Key Reporting Developments — Quarter by Quarter
Each period brought distinct changes to how companies present financial data to shareholders and the broader market.
Q1 — IFRS 18 Adoption Begins
The first quarter saw early adopters restructuring their income statements under IFRS 18, separating operating, investing, and financing categories with new precision. Analysts noted that the reclassification of certain interest expenses moved materially for 7 of the 12 large-cap companies reviewed.
Q2 — Segment Disclosure Pressure
Regulators pushed back on aggregated segment reporting that masked performance differences between business units. Several companies received comment letters requiring disaggregation of revenue streams that had been bundled for 3 or more consecutive reporting periods.

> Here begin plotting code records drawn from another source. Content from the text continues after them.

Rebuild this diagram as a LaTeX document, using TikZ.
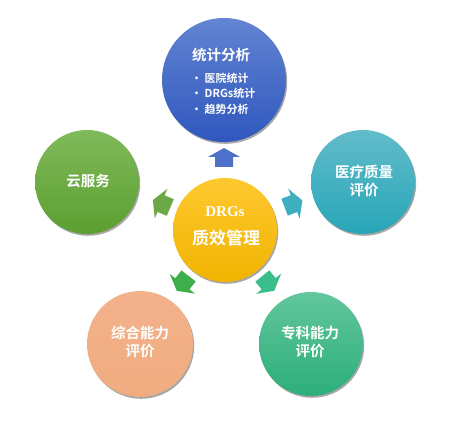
\documentclass[tikz,border=0pt]{standalone}
\usepackage{fontspec}
\newfontfamily\cjk{Noto Sans CJK SC}[BoldFont={Noto Sans CJK SC Bold}]
\newfontfamily\serifb{Liberation Serif}
\usetikzlibrary{shadows}
\definecolor{blueT}{HTML}{6384D2}
\definecolor{blueB}{HTML}{2F57BE}
\definecolor{yelT}{HTML}{FFC830}
\definecolor{yelB}{HTML}{F0B400}
\definecolor{grnT}{HTML}{80BA5A}
\definecolor{grnB}{HTML}{5C9E30}
\definecolor{tealT}{HTML}{62BCCA}
\definecolor{tealB}{HTML}{27A6B8}
\definecolor{orgT}{HTML}{F3B28C}
\definecolor{orgB}{HTML}{F0AC80}
\definecolor{emT}{HTML}{62C69D}
\definecolor{emB}{HTML}{2CAE7A}
\definecolor{arBL}{RGB}{62,174,74}
\definecolor{arBR}{RGB}{60,190,140}
\tikzset{
  bubble/.style={circle, inner sep=0pt, draw=none,
    drop shadow={shadow xshift=1.2pt, shadow yshift=-1.8pt, opacity=0.35, fill=black}},
  lbl/.style={text=white, font=\cjk\bfseries\fontsize{14.5}{17.5}\selectfont, align=center, inner sep=0pt},
  blt/.style={text=white, font=\cjk\bfseries\fontsize{11}{12}\selectfont, anchor=west, inner sep=0pt},
  arr/.style={fill=#1},
}
\begin{document}
\begin{tikzpicture}[x=1pt,y=1pt]
\useasboundingbox (0,0) rectangle (466,434);
\fill[white] (0,0) rectangle (466,434);
% circles
\node[bubble, minimum size=124pt, top color=blueT, bottom color=blueB] (top) at (224,354) {};
\node[bubble, minimum size=104pt, top color=grnT, bottom color=grnB] (left) at (87,252) {};
\node[bubble, minimum size=104pt, top color=tealT, bottom color=tealB] (right) at (363,252) {};
\node[bubble, minimum size=106pt, top color=orgT, bottom color=orgB] (bl) at (140,90) {};
\node[bubble, minimum size=104pt, top color=emT, bottom color=emB] (br) at (311,90) {};
\node[bubble, minimum size=104pt, top color=yelT, bottom color=yelB] (ctr) at (225,204) {};
% arrows
\fill[arr=blueB!85!white, shift={(224,276)}, rotate=0]
  (0,10) -- (16,1) -- (9,1) -- (9,-9) -- (-9,-9) -- (-9,1) -- (-16,1) -- cycle;
\fill[arr=grnB!90!white, shift={(162,230)}, rotate=67]
  (0,10) -- (16,1) -- (9,1) -- (9,-9) -- (-9,-9) -- (-9,1) -- (-16,1) -- cycle;
\fill[arr=tealB!90!white, shift={(293,230)}, rotate=-69]
  (0,10) -- (16,1) -- (9,1) -- (9,-9) -- (-9,-9) -- (-9,1) -- (-16,1) -- cycle;
\fill[arr=arBL, shift={(183,151)}, rotate=142]
  (0,10) -- (16,1) -- (9,1) -- (9,-9) -- (-9,-9) -- (-9,1) -- (-16,1) -- cycle;
\fill[arr=arBR, shift={(268,151)}, rotate=-141]
  (0,10) -- (16,1) -- (9,1) -- (9,-9) -- (-9,-9) -- (-9,1) -- (-16,1) -- cycle;
% texts
\node[lbl] (t1) at (221,379) {统计分析};
\node[blt] (b1) at (191,356) {• 医院统计};
\node[blt] (b2) at (191,341) {• DRGs统计};
\node[blt] (b3) at (191,325) {• 趋势分析};
\node[lbl, font=\serifb\bfseries\fontsize{15}{17}\selectfont] (c1) at (225,222) {DRGs};
\node[lbl, font=\cjk\bfseries\fontsize{17}{19}\selectfont] (c2) at (226,196) {质效管理};
\node[lbl] (t2) at (88,253) {云服务};
\node[lbl] (t3) at (364,253) {医疗质量\\评价};
\node[lbl] (t4) at (140,92) {综合能力\\评价};
\node[lbl] (t5) at (310,92) {专科能力\\评价};
\end{tikzpicture}
\end{document}
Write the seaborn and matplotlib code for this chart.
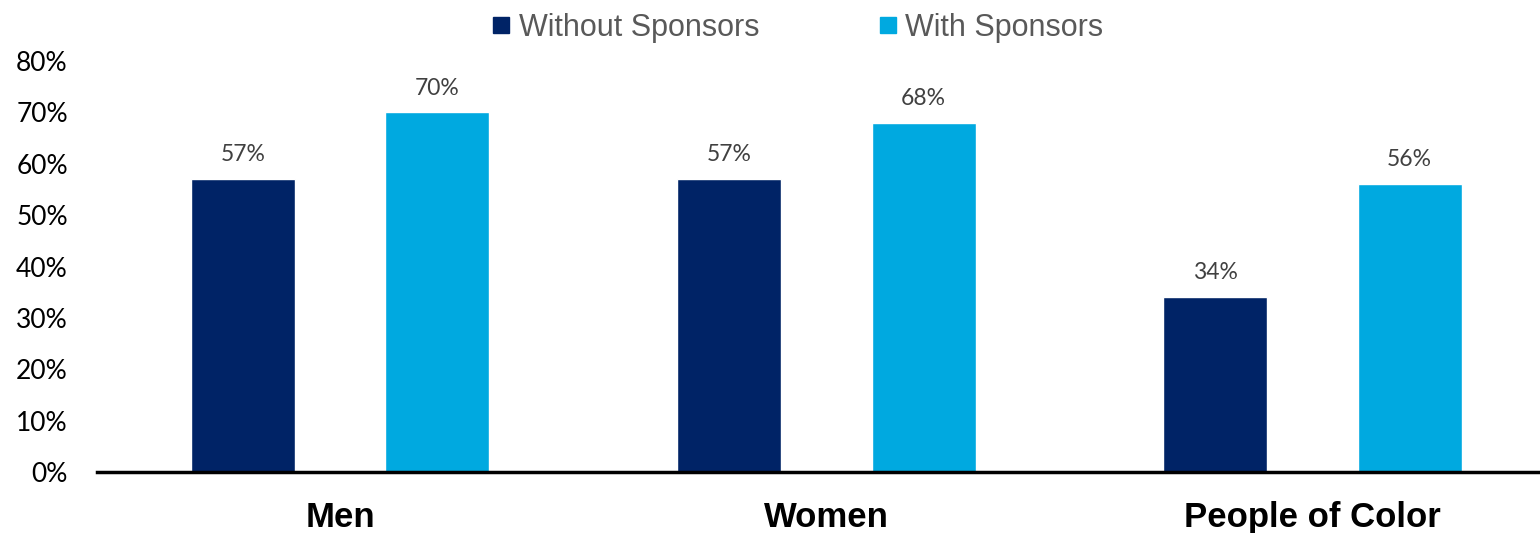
import pandas as pd
import matplotlib.pyplot as plt
import seaborn as sns
from matplotlib.lines import Line2D

sns.set_theme(style="white")

groups = ["Men", "Women", "People of Color"]
without_sponsors = [57, 57, 34]
with_sponsors = [70, 68, 56]
series = ["Without Sponsors", "With Sponsors"]
colors = ["#002366", "#00A9E0"]

df = pd.DataFrame({
	"group": groups * 2,
	"series": [series[0]] * 3 + [series[1]] * 3,
	"value": without_sponsors + with_sponsors,
})

fig = plt.figure(figsize=(15.4, 5.33), dpi=100)
ax = fig.add_axes([0.063, 0.1144, 0.937, 0.7711])

sns.barplot(data=df, x="group", y="value", hue="series", palette=colors,
	width=0.8, gap=0.465, saturation=1, legend=False, ax=ax)

for cont in ax.containers:
	ax.bar_label(cont, labels=[f"{v:.0f}%" for v in cont.datavalues], padding=10,
		fontsize=16.5, color="#404040", family="Lato")

ax.set_ylim(0, 80)
ax.set_xlim(-0.5, 2.468)
ax.set_yticks(range(0, 81, 10))
ax.set_yticklabels([f"{t}%" for t in range(0, 81, 10)], fontsize=19, family="Lato", color="black")
ax.tick_params(axis="y", length=0, pad=21)
ax.tick_params(axis="x", length=0, pad=21)
for lab in ax.get_xticklabels():
	lab.set_fontsize(25)
	lab.set_fontweight("bold")
	lab.set_family("Liberation Sans")
	lab.set_color("black")
ax.set_xlabel("")
ax.set_ylabel("")
for s in ["top", "right", "left"]:
	ax.spines[s].set_visible(False)
ax.spines["bottom"].set_color("black")
ax.spines["bottom"].set_linewidth(2.5)

# legend sits above the axes, centred on the figure
handles = [Line2D([], [], marker="s", linestyle="", markersize=12, color=c) for c in colors]
fig.legend(handles, series, loc="center", bbox_to_anchor=(0.516, 0.948), ncol=2, frameon=False,
	prop={"family": "Liberation Sans", "size": 22}, labelcolor="#595959",
	handletextpad=0.07, columnspacing=3.7, handlelength=1.0)

fig.savefig("out.png", dpi=100)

Q3 — Climate Disclosure Rules Take Shape
Draft rules requiring Scope 1 and Scope 2 emissions data in annual filings moved closer to final form. The debate shifted from whether to disclose to how to verify — with 6 major accounting bodies publishing competing assurance frameworks by September.
Q4 — Earnings Call Transcript Standards
A working group is finalising guidance on non-GAAP metric disclosures during earnings calls — specifically targeting cases where adjusted figures diverge from GAAP results by more than 15%. Publication of the full guidance is expected before year-end.